This morning on SiriusXM's MLB Network Radio, co-hosts and former GMs Steve Phillips and Jim Bowden discussed their failed trade from July 2000, that would have sent Hall of Fame shortstop Barry Larkin to the Mets.
According to Phillips and Bowden, who was GM of the Reds at the time, the deal would have sent then-elite OF prospect Alex Escobar to Cincinnati with Larkin joining the Mets, who would eventually play the Yankees in the World Series a few months later.
"It was very close, and it would have gotten done," Phillips said, noting that Larkin first had to agree to waive his complete no-trade clause.
According to Phillips, he talked and negotiated with Larkin about approving the deal during a 72-hour window granted to him by Bowden and the Reds.
However, Phillips explained, "During my 72-hour window to negotiate, Jim negotiated a contract extension with Larkin to keep him there and he ended up telling us, 'No,' he wasn't coming to New York.
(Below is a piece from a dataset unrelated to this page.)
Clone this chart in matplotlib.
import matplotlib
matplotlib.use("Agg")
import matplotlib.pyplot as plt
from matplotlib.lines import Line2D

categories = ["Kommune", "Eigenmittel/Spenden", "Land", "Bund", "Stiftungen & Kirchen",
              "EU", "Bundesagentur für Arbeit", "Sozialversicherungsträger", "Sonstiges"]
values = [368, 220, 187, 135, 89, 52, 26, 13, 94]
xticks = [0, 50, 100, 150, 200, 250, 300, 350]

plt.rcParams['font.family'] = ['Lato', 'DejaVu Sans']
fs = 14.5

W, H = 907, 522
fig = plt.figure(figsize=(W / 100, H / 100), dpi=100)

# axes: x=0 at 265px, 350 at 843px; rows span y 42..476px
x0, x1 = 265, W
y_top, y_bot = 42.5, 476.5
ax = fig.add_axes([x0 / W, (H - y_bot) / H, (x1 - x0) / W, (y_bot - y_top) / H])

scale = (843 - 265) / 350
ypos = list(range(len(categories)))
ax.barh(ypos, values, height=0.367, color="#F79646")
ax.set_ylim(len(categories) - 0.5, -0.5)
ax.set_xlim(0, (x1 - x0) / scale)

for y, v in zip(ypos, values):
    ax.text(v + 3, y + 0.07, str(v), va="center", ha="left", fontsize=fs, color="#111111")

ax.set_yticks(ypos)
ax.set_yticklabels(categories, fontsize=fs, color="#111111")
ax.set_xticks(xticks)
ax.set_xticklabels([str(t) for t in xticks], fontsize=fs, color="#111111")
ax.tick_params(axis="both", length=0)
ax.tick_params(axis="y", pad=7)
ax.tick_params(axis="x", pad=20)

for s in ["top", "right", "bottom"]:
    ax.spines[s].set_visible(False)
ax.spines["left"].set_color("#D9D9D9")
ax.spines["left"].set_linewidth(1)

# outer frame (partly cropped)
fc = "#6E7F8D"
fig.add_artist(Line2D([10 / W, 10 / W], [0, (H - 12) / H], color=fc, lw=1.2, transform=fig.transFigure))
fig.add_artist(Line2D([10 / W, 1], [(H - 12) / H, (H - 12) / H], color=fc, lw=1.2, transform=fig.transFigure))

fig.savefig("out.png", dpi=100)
And I was like, 'Hey, Jim, this is my 72-hour window, not yours.'"
According to Bowden, this is not 100 percent accurate...
Bowden told Larkin in mid-July that he was not interested in giving him a a three-year contract extension because the shortstop was about to be a free agent and becoming a player in decline. At the same time, Larkin told Bowden he would prefer to be traded and play for a winning team than sign a one-year deal to return to Cincinnati. Bowden then called Phillips and the two worked out a deal.
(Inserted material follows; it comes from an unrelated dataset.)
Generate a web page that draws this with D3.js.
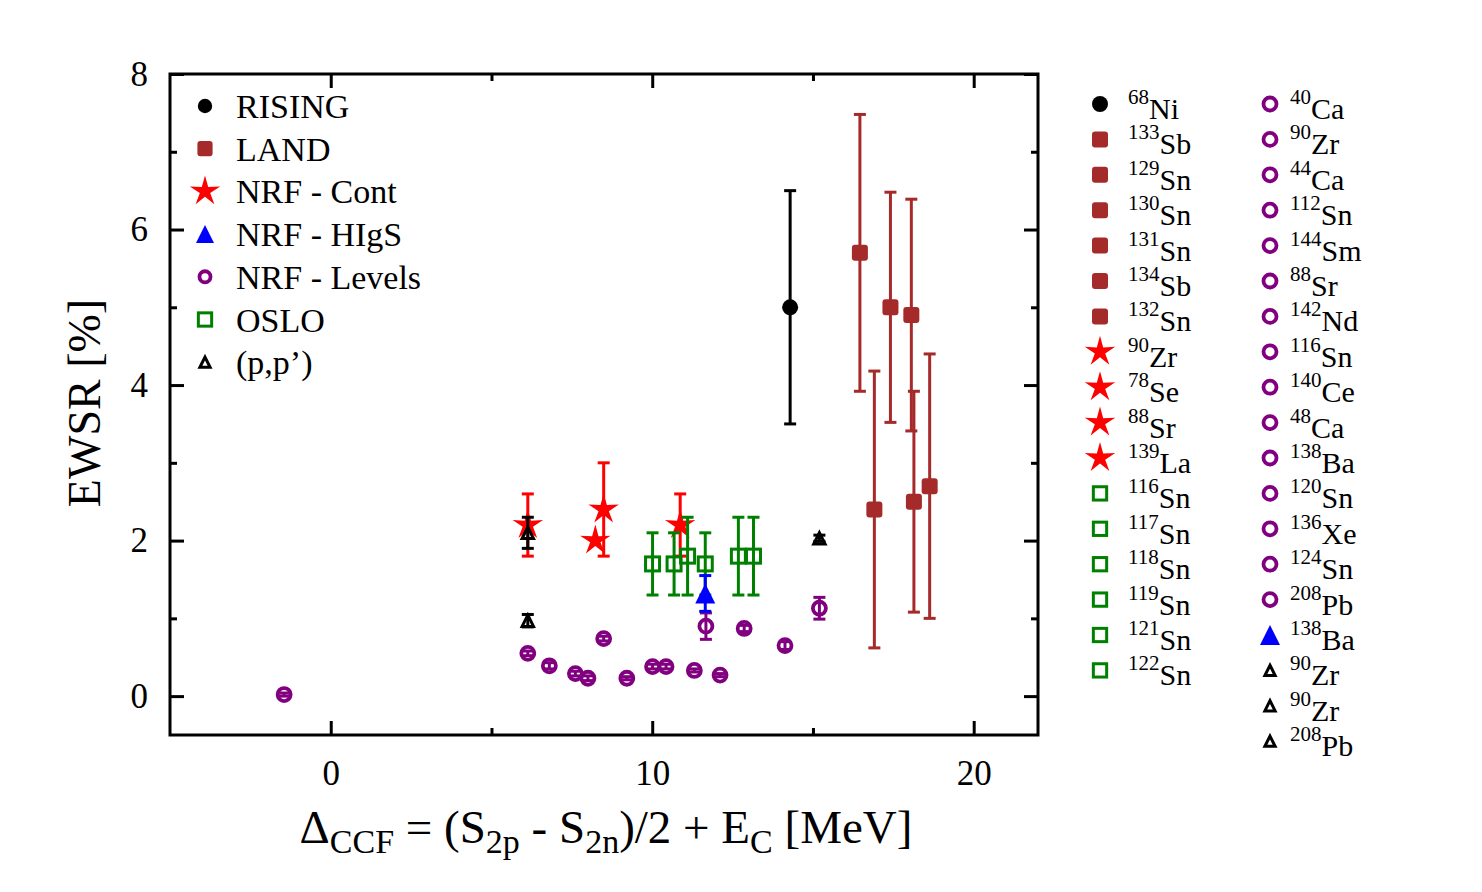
<!DOCTYPE html>
<html>
<head>
<meta charset="utf-8">
<script src="https://cdnjs.cloudflare.com/ajax/libs/d3/7.8.5/d3.min.js"></script>
<style>
body { margin: 0; background: #fff; }
text { font-family: "Liberation Serif", "Times New Roman", serif; }
</style>
</head>
<body>
<div class="content"></div>
<script>
// data: [mass, element], x (MeV), EWSR (%), error
var risingNuc = [["68","Ni"]];
var risingX = [14.29];
var risingY = [5.0];
var risingErr = [1.5];

var landNuc = [["133","Sb"],["129","Sn"],["130","Sn"],["131","Sn"],["134","Sb"],["132","Sn"]];
var landX = [16.46, 16.91, 17.41, 18.06, 18.14, 18.63];
var landY = [5.7, 2.4, 5.0, 4.9, 2.5, 2.7];
var landErr = [1.78, 1.78, 1.48, 1.49, 1.42, 1.7];

var contNuc = [["90","Zr"],["78","Se"],["88","Sr"],["139","La"]];
var contX = [6.13, 8.23, 8.49, 10.87];
var contY = [2.2, 2.0, 2.4, 2.2];
var contErr = [0.4, 0, 0.6, 0.4];

var osloNuc = [["116","Sn"],["117","Sn"],["118","Sn"],["119","Sn"],["121","Sn"],["122","Sn"]];
var osloX = [10.01, 10.68, 11.10, 11.65, 12.68, 13.15];
var osloY = [1.7, 1.7, 1.8, 1.7, 1.8, 1.8];
var osloErr = [0.4, 0.4, 0.5, 0.4, 0.5, 0.5];

var levelNuc = [["40","Ca"],["90","Zr"],["44","Ca"],["112","Sn"],["144","Sm"],["88","Sr"],["142","Nd"],["116","Sn"],
                ["140","Ce"],["48","Ca"],["138","Ba"],["120","Sn"],["136","Xe"],["124","Sn"],["208","Pb"]];
var levelX = [-1.45, 6.13, 6.8, 7.61, 8.0, 8.49, 9.21, 10.01, 10.43, 11.31, 11.67, 12.11, 12.86, 14.13, 15.2];
var levelY = [0.02, 0.55, 0.39, 0.29, 0.23, 0.74, 0.23, 0.38, 0.38, 0.33, 0.90, 0.27, 0.87, 0.65, 1.13];
var levelErr = [0.02, 0.03, 0.04, 0.03, 0.03, 0.03, 0.02, 0.03, 0.03, 0.02, 0.17, 0.02, 0.04, 0.05, 0.14];

var higsNuc = [["138","Ba"]];
var higsX = [11.65];
var higsY = [1.32];
var higsErr = [0.23];

var ppNuc = [["90","Zr"],["90","Zr"],["208","Pb"]];
var ppX = [6.13, 6.13, 15.2];
var ppY = [2.1, 0.97, 2.03];
var ppErr = [0.2, 0.08, 0.04];

var xTicks = [0, 10, 20], xMinor = [5, 15];
var yTicks = [0, 2, 4, 6, 8], yMinor = [1, 3, 5, 7];
var legendLabels = ["RISING", "LAND", "NRF - Cont", "NRF - HIgS", "NRF - Levels", "OSLO", "(p,p\u2019)"];

var width = 1482, height = 892;
var svg = d3.select(".content").append("svg").attr("width", width).attr("height", height);

var x = d3.scaleLinear().domain([-5, 22]).range([170, 1038]);
var y = d3.scaleLinear().domain([-0.5, 8]).range([735, 74]);

var starType = {
  draw: function(ctx, size) {
    var R = Math.sqrt(size), r = R * 0.34;
    for (var i = 0; i < 10; i++) {
      var a = -Math.PI / 2 + i * Math.PI / 5, rr = (i % 2) ? r : R;
      if (i == 0) ctx.moveTo(rr * Math.cos(a), rr * Math.sin(a));
      else ctx.lineTo(rr * Math.cos(a), rr * Math.sin(a));
    }
    ctx.closePath();
  }
};
var triType = {
  draw: function(ctx, size) {
    var h = Math.sqrt(size) / 2;
    ctx.moveTo(0, -h); ctx.lineTo(h, h); ctx.lineTo(-h, h); ctx.closePath();
  }
};

// style for each series
var styles = {
  rising: {color: "#000000", draw: function(g, s){ g.append("circle").attr("r", 8 * s).attr("fill", "#000"); }},
  land: {color: "#a52a2a", draw: function(g, s){ g.append("rect").attr("x", -8 * s).attr("y", -8 * s).attr("width", 16 * s).attr("height", 16 * s).attr("rx", 3).attr("fill", "#a52a2a"); }},
  cont: {color: "#ff0000", draw: function(g, s){ g.append("path").attr("d", d3.symbol().type(starType).size(256 * s * s)).attr("fill", "#ff0000"); }},
  higs: {color: "#0000ff", draw: function(g, s){ g.append("path").attr("d", d3.symbol().type(triType).size(400 * s * s)).attr("fill", "#0000ff"); }},
  levels: {color: "#800080", draw: function(g, s){ g.append("circle").attr("r", 6.5 * s).attr("fill", "none").attr("stroke", "#800080").attr("stroke-width", 3.8); }},
  oslo: {color: "#008000", draw: function(g, s){ g.append("rect").attr("x", -7 * s).attr("y", -7 * s).attr("width", 14 * s).attr("height", 14 * s).attr("fill", "none").attr("stroke", "#008000").attr("stroke-width", 3); }},
  pp: {color: "#000000", draw: function(g, s){ g.append("path").attr("d", d3.symbol().type(triType).size(130 * s * s)).attr("fill", "none").attr("stroke", "#000").attr("stroke-width", 3).attr("stroke-linejoin", "miter"); }}
};

var series = {
  rising: {nuc: risingNuc, x: risingX, y: risingY, err: risingErr},
  land: {nuc: landNuc, x: landX, y: landY, err: landErr},
  cont: {nuc: contNuc, x: contX, y: contY, err: contErr},
  higs: {nuc: higsNuc, x: higsX, y: higsY, err: higsErr},
  levels: {nuc: levelNuc, x: levelX, y: levelY, err: levelErr},
  oslo: {nuc: osloNuc, x: osloX, y: osloY, err: osloErr},
  pp: {nuc: ppNuc, x: ppX, y: ppY, err: ppErr}
};

// axes, ticks pointing inwards on all four sides
function axisStyle(g) {
  g.selectAll("line").attr("stroke", "#000").attr("stroke-width", 3);
  g.select(".domain").remove();
  g.selectAll("text").attr("font-family", "Liberation Serif, serif").attr("font-size", 35).attr("fill", "#000");
}
svg.append("g").attr("transform", "translate(0,735)")
  .call(d3.axisBottom(x).tickValues(xTicks).tickFormat(d3.format("d")).tickSizeInner(-14).tickSizeOuter(0).tickPadding(25)).call(axisStyle);
svg.append("g").attr("transform", "translate(0,735)")
  .call(d3.axisBottom(x).tickValues(xMinor).tickFormat("").tickSizeInner(-7).tickSizeOuter(0)).call(axisStyle);
svg.append("g").attr("transform", "translate(0,74)")
  .call(d3.axisTop(x).tickValues(xTicks).tickFormat("").tickSizeInner(-14).tickSizeOuter(0)).call(axisStyle);
svg.append("g").attr("transform", "translate(0,74)")
  .call(d3.axisTop(x).tickValues(xMinor).tickFormat("").tickSizeInner(-7).tickSizeOuter(0)).call(axisStyle);
svg.append("g").attr("transform", "translate(170,0)")
  .call(d3.axisLeft(y).tickValues(yTicks).tickFormat(d3.format("d")).tickSizeInner(-14).tickSizeOuter(0).tickPadding(22)).call(axisStyle);
svg.append("g").attr("transform", "translate(170,0)")
  .call(d3.axisLeft(y).tickValues(yMinor).tickFormat("").tickSizeInner(-7).tickSizeOuter(0)).call(axisStyle);
svg.append("g").attr("transform", "translate(1038,0)")
  .call(d3.axisRight(y).tickValues(yTicks).tickFormat("").tickSizeInner(-14).tickSizeOuter(0)).call(axisStyle);
svg.append("g").attr("transform", "translate(1038,0)")
  .call(d3.axisRight(y).tickValues(yMinor).tickFormat("").tickSizeInner(-7).tickSizeOuter(0)).call(axisStyle);

svg.append("rect").attr("x", 170).attr("y", 74).attr("width", 868).attr("height", 661)
  .attr("fill", "none").attr("stroke", "#000").attr("stroke-width", 3);

// error bars and markers, drawn in the same stacking order as the figure
["rising", "land", "cont", "oslo", "levels", "higs", "pp"].forEach(function(k) {
  var s = series[k], st = styles[k];
  var g = svg.append("g").attr("class", k);
  s.x.forEach(function(xv, i) {
    var e = s.err[i];
    if (e > 0) {
      var eb = g.append("g").attr("stroke", st.color).attr("stroke-width", 3);
      eb.append("line").attr("x1", x(xv)).attr("x2", x(xv)).attr("y1", y(s.y[i] - e)).attr("y2", y(s.y[i] + e));
      [s.y[i] - e, s.y[i] + e].forEach(function(v) {
        eb.append("line").attr("x1", x(xv) - 6).attr("x2", x(xv) + 6).attr("y1", y(v)).attr("y2", y(v));
      });
    }
  });
  s.x.forEach(function(xv, i) {
    var m = g.append("g").attr("transform", "translate(" + x(xv) + "," + y(s.y[i]) + ")");
    st.draw(m, 1);
  });
});

// inner legend
var legendOrder = ["rising", "land", "cont", "higs", "levels", "oslo", "pp"];
var legendScale = [0.9, 0.95, 1.0, 0.9, 0.85, 0.95, 0.9];
legendOrder.forEach(function(k, i) {
  var yy = 106 + i * 42.7;
  var m = svg.append("g").attr("transform", "translate(205," + yy + ")");
  styles[k].draw(m, legendScale[i]);
  svg.append("text").attr("x", 236).attr("y", yy + 12).attr("font-size", 34).text(legendLabels[i]);
});

// nucleus legend on the right
function nucEntry(k, nuc, col, row) {
  var mx = col == 0 ? 1100 : 1270, tx = col == 0 ? 1128 : 1290;
  var yy = 104 + row * 35.4;
  var m = svg.append("g").attr("transform", "translate(" + mx + "," + yy + ")");
  styles[k].draw(m, k == "oslo" ? 0.95 : (k == "pp" ? 0.9 : 1));
  var t = svg.append("text").attr("x", tx).attr("y", yy + 15);
  t.append("tspan").attr("font-size", 21).attr("dy", -15).text(nuc[0]);
  t.append("tspan").attr("font-size", 30).attr("dy", 15).text(nuc[1]);
}
var row = 0;
["rising", "land", "cont", "oslo"].forEach(function(k) {
  series[k].nuc.forEach(function(n) { nucEntry(k, n, 0, row++); });
});
row = 0;
["levels", "higs", "pp"].forEach(function(k) {
  series[k].nuc.forEach(function(n) { nucEntry(k, n, 1, row++); });
});

// axis titles
svg.append("text").attr("transform", "translate(100,403) rotate(-90)")
  .attr("text-anchor", "middle").attr("font-size", 46).text("EWSR [%]");

var xt = svg.append("text").attr("x", 606).attr("y", 843).attr("text-anchor", "middle").attr("font-size", 47);
var parts = [["\u0394", 0], ["CCF", 1], [" = (S", 0], ["2p", 1], [" - S", 0], ["2n", 1], [")/2 + E", 0], ["C", 1], [" [MeV]", 0]];
var prevSub = 0;
parts.forEach(function(p) {
  var dy = p[1] == prevSub ? 0 : (p[1] ? 10 : -10);
  xt.append("tspan").attr("font-size", p[1] ? 34 : 47).attr("dy", dy).text(p[0]);
  prevSub = p[1];
});
</script>
</body>
</html>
May 10, 1991; Larkin against the Chicago Cubs at Wrigley Field. Credit: USA TODAY Sports 1991
However, unbeknownst to Bowden, who was waiting on word from the Phillies and away from the team, Reds owner Carl Lindner made a unilateral decision to sign Larkin to a three-year, $27 million contract, which is the exact deal Larkin previously asked for and Bowden did not want to give him.
"I think Barry really wanted to just finish his career in Cincinnati, where it started,' Bowden added. "I think he liked the idea of joining a pennant race, because that was important too. But, at the end of the day, he wanted to play a few more seasons and go in to the Hall of Fame with one team and Lindor made that happen for him."
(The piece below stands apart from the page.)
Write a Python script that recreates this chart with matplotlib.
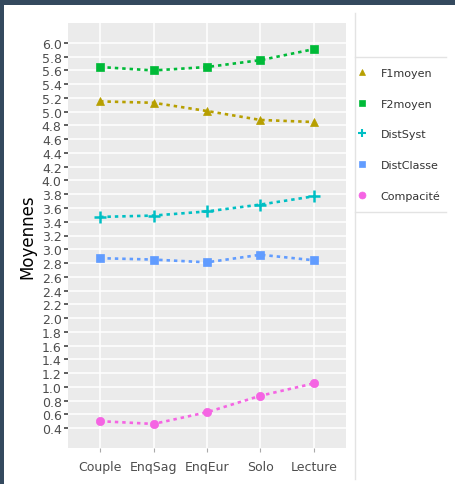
import matplotlib
matplotlib.use('Agg')
import matplotlib.pyplot as plt
from matplotlib.patches import Rectangle
from matplotlib.lines import Line2D

plt.rcParams['font.family'] = ['DejaVu Sans']

categories = ['Couple', 'EnqSag', 'EnqEur', 'Solo', 'Lecture']
f1moyen = [5.15, 5.13, 5.01, 4.88, 4.85]
f2moyen = [5.65, 5.60, 5.65, 5.75, 5.91]
dist_syst = [3.47, 3.49, 3.55, 3.65, 3.77]
dist_classe = [2.87, 2.85, 2.81, 2.92, 2.84]
compacite = [0.50, 0.46, 0.63, 0.87, 1.05]
y_ticks = [round(0.4 + 0.2 * i, 1) for i in range(29)]

series = [
    ('F1moyen', f1moyen, '#B79F00', '^'),
    ('F2moyen', f2moyen, '#00BA38', 's'),
    ('DistSyst', dist_syst, '#00BFC4', '+'),
    ('DistClasse', dist_classe, '#619CFF', 's'),
    ('Compacité', compacite, '#F564E3', 'o'),
]

W, H = 455, 485
fig = plt.figure(figsize=(W / 100, H / 100), dpi=100, facecolor='#34495e')
# white content area inside the dark frame
fig.patches.append(Rectangle((4 / W, 0), 1, 1 - 6 / H, transform=fig.transFigure,
                             facecolor='white', edgecolor='none', zorder=-5))

ax = fig.add_axes([68 / W, 1 - 449 / H, (346 - 68) / W, (449 - 24) / H])
ax.set_facecolor('#ebebeb')
for s in ax.spines.values():
    s.set_visible(False)

x = list(range(1, len(categories) + 1))
handles = []
for name, vals, col, mk in series:
    ms = 8 if mk == '+' else 6
    ax.plot(x, vals, color=col, linestyle=(0, (1.3, 1.5)), linewidth=1.9, zorder=3)
    ax.plot(x, vals, color=col, linestyle='none', marker=mk, markersize=ms,
            markeredgewidth=1.8 if mk == '+' else 0.5, zorder=4)
    handles.append(Line2D([], [], color=col, linestyle='none', marker=mk,
                          markersize=6 if mk == '+' else 5,
                          markeredgewidth=1.5 if mk == '+' else 0.5))

ax.set_xlim(0.4, 5.6)
ax.set_ylim(0.11, 6.29)
ax.set_xticks(x)
ax.set_xticklabels(categories)
ax.set_yticks(y_ticks)
ax.set_yticklabels([f'{v:.1f}' for v in y_ticks])
ax.grid(True, color='white', linewidth=1.1)
ax.set_axisbelow(True)
ax.tick_params(axis='y', colors='#333333', labelcolor='#4d4d4d',
               labelsize=9, length=3, width=1.1, pad=1.5)
ax.tick_params(axis='x', colors='#aaaaaa', labelcolor='#4d4d4d',
               labelsize=9, length=3, width=0.8, pad=6)
ax.set_ylabel('Moyennes', fontsize=12, color='black', labelpad=4)

# legend area
fig.legend(handles, [s[0] for s in series], loc='upper left',
           bbox_to_anchor=(345 / W, 1 - 59 / H), frameon=False,
           fontsize=8, labelspacing=1.85, handletextpad=1.1,
           handlelength=1.2, labelcolor='#333333')
line_kw = dict(transform=fig.transFigure, color='#e3e3e3', linewidth=1)
fig.add_artist(Line2D([355 / W, 355 / W], [1 - 14 / H, 1 - 480 / H], **line_kw))
fig.add_artist(Line2D([355 / W, 446 / W], [1 - 58 / H, 1 - 58 / H], **line_kw))
fig.add_artist(Line2D([355 / W, 446 / W], [1 - 213 / H, 1 - 213 / H], **line_kw))

fig.savefig('out.png', dpi=100, facecolor=fig.get_facecolor())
In a continued effort to replace Rey Ordonez, whose season ended due to injury in late May, Phillips traded infielder Melvin Mora and three prospects to the Orioles for SS Mike Bordick.
Oct 21, 2000; Mike Bordick throws to first base during the World Series. Credit: THE STAR-LEDGER via USA TODAY
The Mets were 58-44 when Bordick joined their infield. He hit .260 with a .321 OBP, four HR and 21 RBI in 56 games. He hit just .155 during the postseason that year and was unable to play the final game of the World Series due to a bruised right thumb.
Meanwhile, Larkin hit .280 with a .390 OBP and six extra-base hits in the 22 games he played after rejecting the trade and signing his three-year deal.
"Ugh, man, that would have been huge for us, huge for us," Phillips lamented while laughing, before throwing his show with Bowden to commercial.